Gearing - A company's level of long term debt compared to its equity. It's always expressed as a percentage. Companies with high gearing, that is to say more long term liabilities relative to their equity or earnings, are considered "speculative".
Hedge funds - An investment vehicle that uses hedging techniques in the course of its investment strategy. Hedge fund strategies vary enormously and may include arbitrage, short selling, entering into futures, swaps and other derivative contracts, trade options or bonds. These might be very complex and restricted to sophisticated investors.
Honeymoon loans - A loan which has good terms, like a lower or fixed interest rate, for a limited time or honeymoon period during the term of the loan.
Hung bridges - Where a lender makes a risky and short-term bridging loan to a borrower to help fund an acquisition. The borrower is neither able nor compelled to to refinance the bridging loan in the optimal time frame envisaged by the lender.
Issuer - The person who issues a bond or note. Code for borrower.
LBO, or leveraged buyout - The acquisition of a company using a significant amount of debt to make the purchase.
Leveraged funds - An investment vehicle that uses a mixture of debt and equity, with investors putting up the money, to make investments. Debt is cheaper than equity so by using debt, the investment vehicle delivers a bigger return to investors.Low doc/no doc loans - Loans that require limited levels of disclosure by the borrower. The borrower is low risk.

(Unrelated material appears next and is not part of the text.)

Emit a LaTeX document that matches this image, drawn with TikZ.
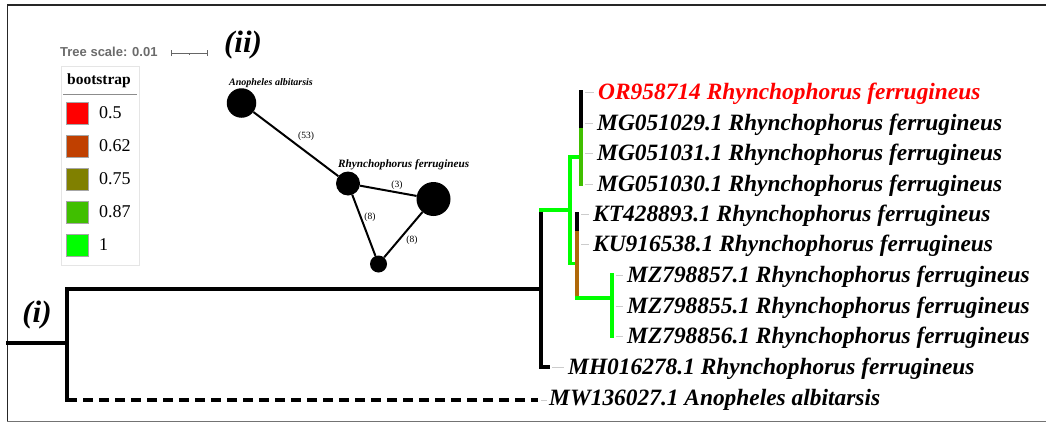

Negative pledge - A promise by the borrower to a lender not to provide security to other lenders.
NINJA loans - A loan given to a person with No Income, No Job and No Assets.
Originator - A person that introduces a borrower to a lender and assists the borrower in perparing a loan application and satisfying all the other pre-conditions that are required before the loan is extended. in other words, the originator helps set up the deal and receives a commission from the lender.
Securitisation - Where you create and market a financial instrument by aggregating or combining other financial instruments.
Sovereign wealth fund - A pool of money derived from a country's reserves that are set aside for investment purposes. The money might often come from oil royalties and revenues. As opposed to private funds, they are state owned and managed. Well known sovereign wealth funds include the Abu Dhabi Investment Authority, China Investment Corporation and the Government Pension Fund of Norway.
Special Purpose Vehicle - Usually a subsidiary company whose operations are limited to the acquisition and financing of specific assets. It usually has a legal structure that makes it secure even if the parent company goes bankrupt. Alternatively, the parent is supposed to be insulated if the special purpose vehicle goes bankrupt. These vehicles are often called "off balance sheet entities" and their accounting treatment allows them to hide the debt position of a corporate group. Think Enron.
Sub prime - A borrower who has a limited or tarnished credit history.
Tranche - A piece, portion or slice of a deal or structured financing.
Underwriter - The underwrite, in essence, agrees to make the loan irrespective of whtehr other financial institutions are willing to lend to the borrower. The underwriter assumes the risk that other don't want.